Preface
Nadya Rudyak · · Series: Two in a boat

I want to tell my story.
At times it is tragic, at times comical, but I believe it has a happy ending.
I am thirty-six and my husband has died. For all fifteen years of our marriage, I feared this would happen. He was the centre of my life for so many years that only after losing him did I bitterly realise: I never truly wanted to find myself. I dreamed of living my life until old age just as I had lived it - as the wife of someone who draws all eyes to himself. I wanted to avoid doing anything grand and important, to remain unnoticed, bright, and brave, so as not to fall into the beams of attention, discussion, and inevitable judgement.
We loved each other. We rarely argued, made up quickly, communicated without words, shared all joys and sorrows equally, laughed a lot, travelled, and were a great team.
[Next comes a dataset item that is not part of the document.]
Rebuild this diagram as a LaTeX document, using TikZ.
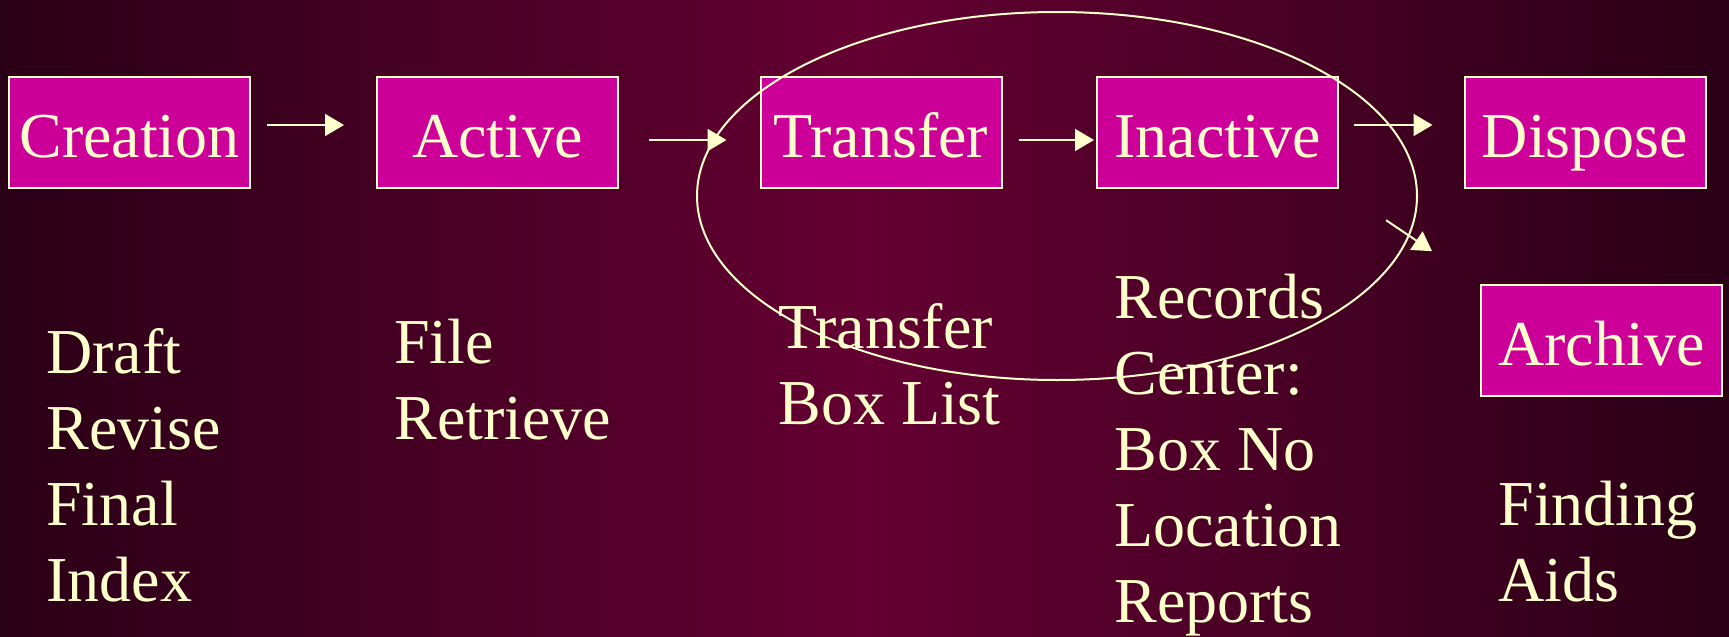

God loves me very much. He has caused me pain, but He has given me a chance to awaken. There is no one else to hide behind, I cannot sit in a corner with a book and quietly slip away from this party.
I have a daughter. She is three, she is terribly funny, and I do not want to think about what would have happened to me if she were not here. She is my salvation, but perhaps sooner or later, instead of my husband, I would have begun to hide behind her and my lonely motherhood. Fortunately, on that seemingly unremarkable penultimate day of summer, I happened to enter the Apeiron chats.
Like many others, I came to the Apeiron school after the war began. But first, Alexey Arestovich led me to God. I remember that summer day in 2022 well: I was binge-watching all his videos that could be found publicly, and in one of them, he was discussing a debate about universals. The information about who the Realists are turned my worldview upside down. But then Alexey, illustrating the concept of "nothingness", pointed to a marker in his hand and said:
— To say that something does not exist, one must point a finger at that something. An unexisting God cannot be conceived.
Click. There was one world around me and within me, and it became entirely different.
Later it changed again and again; psychological death - in some sense, the routine of an Apeironite. But all that began to happen to me after I responded in one of the Apeiron chats to an invitation to participate in Ignatian spiritual practices shows that the previous rebirths were merely a warm-up.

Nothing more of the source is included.